Our Israel Favorability tracker has a long history and is a complicated feature to handle. Among other things, because of the many ways favorability can be measured, the type of questions asked, their frequency, their timing. The main graph that Prof. Camil Fuchs computes for us deals only with questions that specifically measure Israel’s favorability – that is, questions that ask about “Favorable versus unfavorable opinion towards Israel in general”, as Prof. Fuchs defined it when we last posted an updated graph (see it here).
Moreover, in an article published about a year ago (in Haaretz), Fuchs and I explained why the “favorability” question is superior to other measurements of Israel’s situation. Other – as in questions that don’t solely ask about Israel but rather ask about Israel in comparison to something else. In almost all cases, and there are many such cases, the “something else” is the Palestinians. The public is not asked to tell the pollsters to what extent it supports, likes, believes in, or feels affinity toward Israel. It is asked what side it supports in the conflict – Israel or the Palestinians.
Surely, this is a tricky question. It can make things seem good even when the actual state of support is one of erosion, if the erosion in the support for Israel’s mirror-image, the Palestinians, is even worse. Nevertheless, building on a new PEW survey from last week, we decided to take a break from favorability per-se and take a look at Israel’s situation compared to “the Palestinians”.
This is something worth doing for a couple of reasons.
1. Because of the collapse of the last round of peace negotiations, and the relatively high visibility of the topic in recent months.
2. Because the collapse is the end of talks and the beginning (well, this began long ago) of a blame game in which both sides aim to score points against one another – the kind of points that one might be able to follow by looking at Israel-vs-Palestine polls.
3. Because the polls before this last one showed us that Israel’s current state of favorability is solid (here it is again), and we wanted to see if this is also the picture seen in other types of polls.
4. Because, well, this is what we have that is fresh, so we might as well use it.
5. It was Israel’s Independence Day yesterday, and we wanted to see if there’s reason for celebration (of course there is, no matter what the numbers say).
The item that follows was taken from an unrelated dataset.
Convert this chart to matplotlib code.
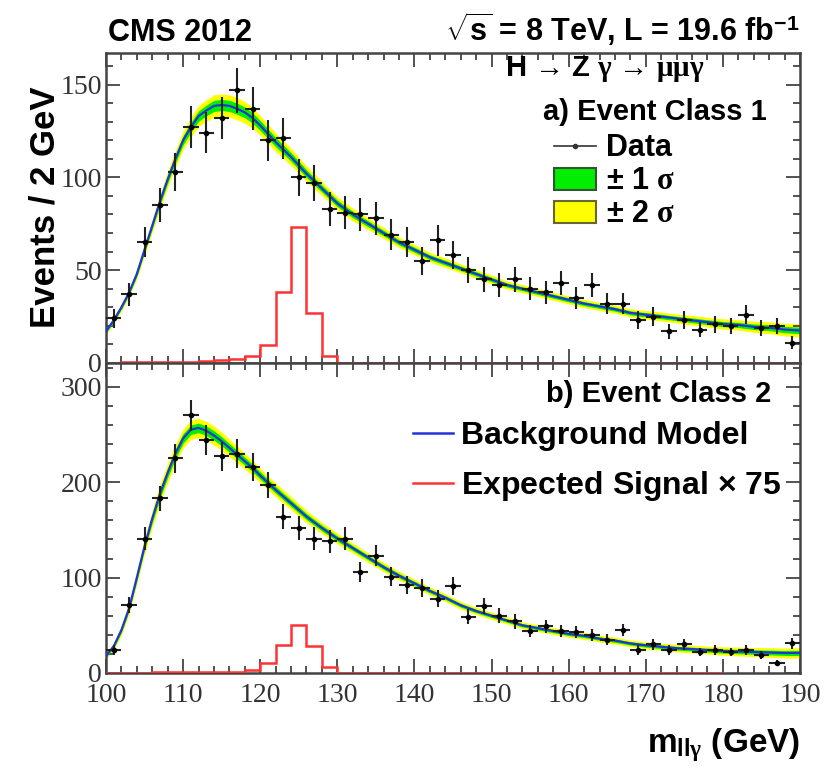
import numpy as np
import matplotlib
matplotlib.use('Agg')
import matplotlib.pyplot as plt
from matplotlib.lines import Line2D
from matplotlib.patches import Patch
from matplotlib.ticker import MultipleLocator

plt.rcParams['font.family'] = ['Liberation Sans', 'DejaVu Sans']
plt.rcParams['font.weight'] = 'bold'
plt.rcParams['mathtext.fontset'] = 'custom'
plt.rcParams['mathtext.rm'] = 'Liberation Sans:bold'
plt.rcParams['mathtext.bf'] = 'Liberation Sans:bold'
plt.rcParams['mathtext.sf'] = 'Liberation Sans:bold'
plt.rcParams['mathtext.it'] = 'Liberation Serif'

# data: 2 GeV bins, 100-190
bin_edges = np.arange(100, 192, 2)
bin_centers = bin_edges[:-1] + 1
data_c1 = [24, 37, 65, 85, 103, 127, 124, 132, 147, 137,
           120, 121, 100, 97, 83, 81, 80, 78, 69, 65,
           55, 66, 58, 50, 45, 42, 45, 40, 38, 43,
           35, 42, 32, 32, 23, 25, 17, 23, 18, 21,
           20, 26, 19, 20, 11]
data_c2 = [24, 71, 141, 183, 225, 270, 244, 227, 230, 216,
           197, 164, 152, 141, 138, 141, 106, 123, 101, 92,
           89, 78, 91, 59, 70, 60, 54, 44, 49, 44,
           43, 40, 35, 45, 24, 30, 24, 30, 22, 24,
           22, 24, 19, 10, 31]

# background model curves
bkg_x = list(range(100, 121)) + list(range(122, 192, 2))
bkg_c1 = [17, 23, 30, 38, 48, 61, 74, 87, 99, 110, 120, 127, 133, 136, 138.5, 139, 138.5, 137, 135, 132, 128,
          119, 111, 102, 94, 86, 80, 75, 70, 65, 61, 57, 54, 51, 48, 45, 42, 40, 38, 36, 34,
          32, 30.5, 29, 27, 26, 25, 24, 23, 22, 21, 20.5, 19.5, 19, 18, 17.5]
err_c1 = [0.8, 0.9, 1.0, 1.1, 1.3, 1.5, 1.7, 1.9, 2.1, 2.3, 2.5, 2.7, 2.8, 2.9, 3.0, 3.0, 3.0, 3.0, 2.9, 2.8, 2.7,
          2.5, 2.3, 2.1, 1.9, 1.8, 1.7, 1.6, 1.5, 1.4, 1.4, 1.3, 1.3, 1.2, 1.2, 1.2, 1.1, 1.1, 1.1, 1.1, 1.1,
          1.1, 1.1, 1.1, 1.1, 1.2, 1.2, 1.2, 1.3, 1.3, 1.4, 1.4, 1.5, 1.6, 1.7, 1.8]
bkg_c2 = [18, 28, 45, 68, 100, 133, 162, 188, 210, 230, 246, 255, 257, 254, 249, 243, 236, 229, 222, 215, 207,
          192, 178, 164, 152, 141, 131, 121, 111, 102, 94, 86, 79, 71, 65, 60, 55, 50, 47, 44, 41,
          39, 36, 34, 31, 29, 27.5, 26, 25, 24, 23, 22.5, 22, 21.5, 21, 21]
err_c2 = [1.5, 2, 2.5, 3, 3.5, 4, 4.5, 5, 5, 5, 5, 5, 5, 5, 5, 4.8, 4.6, 4.4, 4.2, 4.0, 3.8,
          3.6, 3.4, 3.2, 3.0, 2.8, 2.6, 2.5, 2.4, 2.3, 2.2, 2.1, 2.0, 2.0, 1.9, 1.9, 1.8, 1.8, 1.8, 1.8, 1.8,
          1.8, 1.8, 1.8, 1.8, 1.9, 1.9, 2.0, 2.0, 2.1, 2.2, 2.3, 2.4, 2.5, 2.6, 2.8]

# expected signal x 75
sig_edges_c1 = np.arange(100, 192, 2)
sig_c1 = [0.2, 0.3, 0.4, 0.5, 0.6, 0.8, 1.0, 1.5, 2.0, 4, 9.5, 38, 73, 27, 4] + [0] * 30
sig_edges_c2 = np.arange(100, 182, 2)
sig_c2 = [0.3, 0.4, 0.5, 0.6, 0.7, 0.8, 1.0, 1.2, 1.5, 3, 10, 29, 50, 28, 6] + [0] * 25

W, H = 829, 767
fig = plt.figure(figsize=(W / 100, H / 100), dpi=100)
L, R = 106 / W, 800 / W
ax1 = fig.add_axes([L, 1 - 363 / H, R - L, 310 / H])
ax2 = fig.add_axes([L, 1 - 673 / H, R - L, 310 / H])

FRAME = '#444444'
RED = '#ff3333'
BLUE = '#2233dd'


def draw_panel(ax, counts, bkg, err, sig_edges, sig, ymax, ymajor, yminor):
    bx = np.array(bkg_x)
    b = np.array(bkg)
    e = np.array(err)
    ax.fill_between(bx, b - 2 * e, b + 2 * e, color='#ffff00', lw=0, zorder=1)
    ax.fill_between(bx, b - e, b + e, color='#00ee00', lw=0, zorder=2)
    ax.plot(bx, b, color=BLUE, lw=1.6, zorder=3)
    ax.stairs(sig, sig_edges, color=RED, lw=1.8, zorder=4)
    c = np.array(counts, dtype=float)
    ax.errorbar(bin_centers, c, xerr=1, yerr=np.sqrt(c), fmt='o', ms=3, color='black',
                ecolor='#222222', elinewidth=1.5, capsize=0, zorder=5)
    ax.set_xlim(100, 190)
    ax.set_ylim(0, ymax)
    ax.xaxis.set_major_locator(MultipleLocator(10))
    ax.xaxis.set_minor_locator(MultipleLocator(2))
    ax.yaxis.set_major_locator(MultipleLocator(ymajor))
    ax.yaxis.set_minor_locator(MultipleLocator(yminor))
    ax.tick_params(which='both', direction='in', top=True, right=True, colors=FRAME,
                   labelcolor='#333333', labelfontfamily='Liberation Serif', labelsize=20)
    ax.tick_params(axis='y', pad=3)
    ax.tick_params(axis='x', pad=7)
    ax.tick_params(which='major', length=10, width=1.3)
    ax.tick_params(which='minor', length=5, width=1.3)
    for lab in ax.get_xticklabels() + ax.get_yticklabels():
        lab.set_fontweight('normal')
    for s in ax.spines.values():
        s.set_color(FRAME)
        s.set_linewidth(1.8)


draw_panel(ax1, data_c1, bkg_c1, err_c1, sig_edges_c1, sig_c1, 167, 50, 10)
draw_panel(ax2, data_c2, bkg_c2, err_c2, sig_edges_c2, sig_c2, 325, 100, 20)
ax1.tick_params(labelbottom=False)

# top panel annotations and legend
ax1.text(0.575, 0.925, r'H → Z $\gamma$ → $\mu\mu\gamma$', transform=ax1.transAxes,
         ha='left', va='baseline', fontsize=21)
ax1.text(0.952, 0.785, 'a) Event Class 1', transform=ax1.transAxes, ha='right', va='baseline', fontsize=21)
h_data = Line2D([], [], color='#333333', marker='o', ms=3, lw=1.2)
h_1s = Patch(facecolor='#00ee00', edgecolor='#335533', lw=1.5)
h_2s = Patch(facecolor='#ffff00', edgecolor='#666633', lw=1.5)
ax1.legend([h_data, h_1s, h_2s], ['Data', r'$\pm$ 1 $\sigma$', r'$\pm$ 2 $\sigma$'],
           loc='upper left', bbox_to_anchor=(0.624, 0.79), frameon=False, fontsize=22,
           handlelength=1.37, handleheight=0.72, handletextpad=0.33, labelspacing=0.1, borderpad=0)

ax2.text(0.958, 0.875, 'b) Event Class 2', transform=ax2.transAxes, ha='right', va='baseline', fontsize=21)
h_bkg = Line2D([], [], color=BLUE, lw=1.8)
h_sig = Line2D([], [], color=RED, lw=1.8)
ax2.legend([h_bkg, h_sig], ['Background Model', r'Expected Signal $\times$ 75'],
           loc='upper left', bbox_to_anchor=(0.42, 0.864), frameon=False, fontsize=23,
           handlelength=1.25, handletextpad=0.25, labelspacing=0.55, borderpad=0)

fig.text(108 / W, 1 - 41 / H, 'CMS 2012', ha='left', va='baseline', fontsize=22)
fig.text(800 / W, 1 - 41 / H, r'$\sqrt{\mathrm{s}}$ = 8 TeV, L = 19.6 fb$^{\mathrm{-1}}$',
         ha='right', va='baseline', fontsize=22)
fig.text(45 / W, 1 - 207 / H, 'Events / 2 GeV', rotation=90, ha='center', va='center', fontsize=25)
fig.text(800 / W, 1 - 752 / H, r'm$_{\mathrm{ll}\gamma}$ (GeV)', ha='right', va='baseline', fontsize=24)

fig.savefig('out.png', dpi=100)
As we use it, though, we don’t just look at the new numbers and the couple of sentences provided by PEW. We also skipped, at least this time, the examination of partisanship, as the picture is well known and well documented: “Support for Israel in its dispute with the Palestinians has been consistent over the nearly four-decade history of this measure. There continue to be partisan differences in views: 68% of Republicans sympathize more with Israel compared with 46% of Democrats (just 15% of Democrats and 7% of Republicans sympathize more with the Palestinians)”.
This time we focused on the larger picture, and on the Israel-Palestine gap – that is, not just how Israel fairs in comparison to the Palestinians, but also what the gap between the American public’s appreciation of Israel and its appreciation of the Palestinians looks like. And we didn’t just do it with the last PEW survey, we did it with PEW surveys dated back to the late 1980s. And we didn’t just do it with PEW surveys, but added to them the very similar surveys by Gallup. The PEW question is: “In the dispute between Israel and the Palestinians, which side do you sympathize with more, Israel or the Palestinians?”, the Gallup question is: “In the Middle East, are you sympathizes more with Israel or with the Palestinians?”. Both institutions ask these questions quite frequently.
(If you want to see the detailed tables and graphs, and some technical notes, click here and see the Favorability tracker. In this post we will use just one graph, and provide some analysis)
Pew and Gallup show the numbers for both Israel and the Palestinians in their respective surveys. What we did is simply put the numbers all together and provide a graph of the “gap” – that is, Israel’s favorability, always higher, minus the Palestinians’ favorability. We did it separately for both polls, and here is the result:
I find it quite revealing. Not only are Israel’s numbers gradually climbing, but so is the gap. Amid all the talk – and there is such circular conversation around Washington from time to time – about the looming decline of Israel’s favorability, the numbers tell another story. If once the gap between Israel and the Palestinians was twenty or thirty percent different – and this, by the way, seemed enough at the time – it is now above forty percent. To be exact: 42% in the latest Pew, 44% in the latest Gallup (again, if you want all the detailed numbers, click here). In 2012, it was 40% and 44%. The widening of the gap is slow, but is hard to deny. Opinion makers who find Israel at fault for the collapse of the Kerry initiative, Obama supporters who believe that more pressure on Netanyahu is the key, BDS activists who disrupt university events, creating an impression of a “movement”, all seem much less significant when one looks at the numbers.
Of course, worrying about the future is always an option. When things look grim, we worry, and when the numbers are so high we worry that they will eventually decline. Yet as Israel celebrates its 66th year, after more than forty five years of occupation and more than a hundred years of fighting with the Palestinians over land, the American public – to the extent that it has a view – vastly prefers Israel to its neighbors.